Return to Title IV


Treatment of Title IV Aid When a Student Withdraws

The law specifies how City College of San Francisco (CCSF) must determine the amount of Title IV program assistance that you earn if you withdraw from school. The Title IV programs that are covered by this law are: Federal Pell Grants, Iraq and Afghanistan Service Grants, Direct Loans, Federal Supplemental Educational Opportunity Grants (FSEOGs), and Federal Perkins Loans.

Though your aid is posted to your account at the start of each period, you earn the funds as you complete the period. If you withdraw during your payment period, the amount of Title IV program assistance that you have earned up to that point is determined by a specific formula. If you received less assistance than the amount that you earned, you may be able to receive those additional funds. If you received more assistance than you earned, the excess funds must be returned by the school and/or you.

The amount of assistance that you have earned is determined on a pro rata basis. For example, if you completed 30% of your payment period or period of enrollment, you earn 30% of the assistance you were originally scheduled to receive. Once you have completed more than 60% of the payment period or period of enrollment, you earn all the assistance that you were scheduled to receive for that period.

If you did not receive all of the funds that you earned, you may be due a post-withdrawal disbursement.  If your post-withdrawal disbursement includes loan funds, CCSF must get your permission before it can disburse them. You may choose to decline some or all of the loan funds so that you don’t incur additional debt. CCSF may automatically use all or a portion of your post-withdrawal disbursement of grant funds for tuition, or fees charges. The school needs your permission to use the post-withdrawal grant disbursement for all other school charges. If you do not give your permission (some schools ask for this when you enroll), you will be offered the funds. However, it may be in your best interest to allow the school to keep the funds to reduce your debt at the school.  There are some Title IV funds that you were scheduled to receive that cannot be disbursed to you once you withdraw because of other eligibility requirements. For example, if you are a first-time, first-year undergraduate student and you have not completed the first 30 days of your program before you withdraw, you will not receive any Direct Loan funds that you would have received had you remained enrolled past the
30th day.

If you receive excess Title IV program funds that must be returned, CCSF must return a portion of the excess equal to the lesser of:

  1. your institutional charges multiplied by the unearned percentage of your funds, or
  2. the entire amount of excess funds.

CCSF must return this amount even if we didn’t keep this amount of your Title IV program funds.

If CCSF is not required to return all of the excess funds, you must return the remaining amount.

Any loan funds that you must return, you repay in accordance with the terms of the promissory note. That is, you make scheduled payments to the holder of the loan over a period of time.

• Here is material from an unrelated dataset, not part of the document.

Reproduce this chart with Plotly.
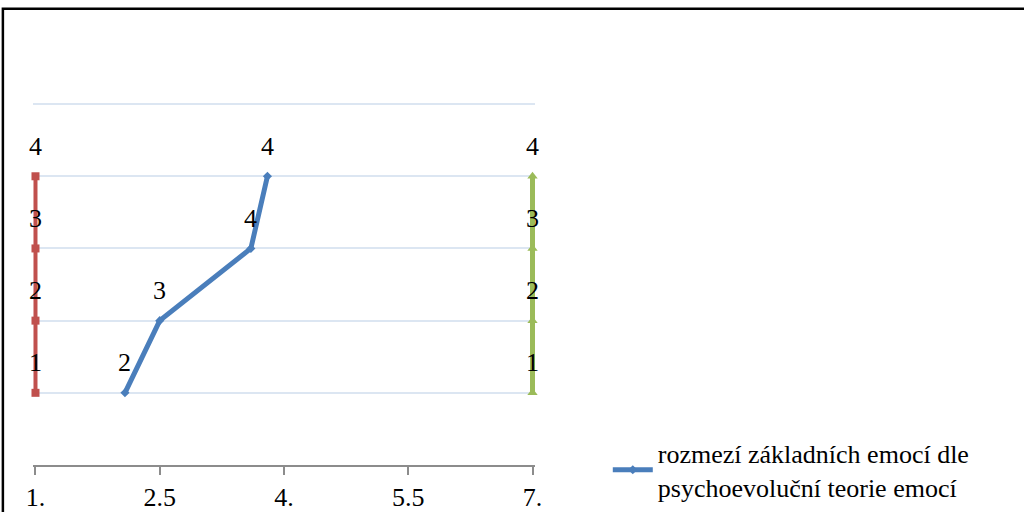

Any amount of unearned grant funds that you must return is called an overpayment. The maximum amount of a grant overpayment that you must repay is half of the grant funds you received or were scheduled to receive. You do not have to repay a grant overpayment if the original amount of the overpayment is $50 or less. You must make arrangements with your school or the Department of Education to return the unearned grant funds.

The requirements for Title IV program funds when you withdraw are separate from any CCSF refund policy. Therefore, you may still owe funds to the school to cover unpaid institutional charges.  CCSF will also charge you for any Title IV program funds that the school was required to return. If you don’t already know CCSF’s refund policy , you should ask a copy. CCSF can also provide you with the requirements and procedures for officially withdrawing from school.

Word of Advise

If you are thinking of withdrawing or just leaving… Please, think again.

Immediately see an academic counselor in the Financial Aid Office, Cloud Hall 324 to discuss your academic or personal reasons for leaving.  Perhaps you can stay but take fewer courses. May be there are services (like tutoring or personal support) that will help you stay. Talk to your teachers; see what advice and help they can offer.

Don’t leave unless you must.  But if you must, take care of business before you go.

Begin the withdrawal process at the Office of Admissions and Records, Conlan Hall 107.  The Financial Aid Office in Cloud Hall 324 will notify you of how much you will owe and how you will have to repay it.  You can repay the amount owed to Tuition and Fees Office, Smith Hall 118.  If you leave without taking care of this and you owe money, the Financial Aid Office will have to put a NATIONAL HOLD on your student aid eligibility.  After the hold is placed, you will be required to contact the Federal Government and arrange for regular re-payments.  After the repayment arrangement is made, you may regain your student aid eligibility.  CCSF does not have the authority to waive or write off the repayment requirement, regardless of the reason for the withdrawal, including extenuating circumstances such as illness, accident or personal loss.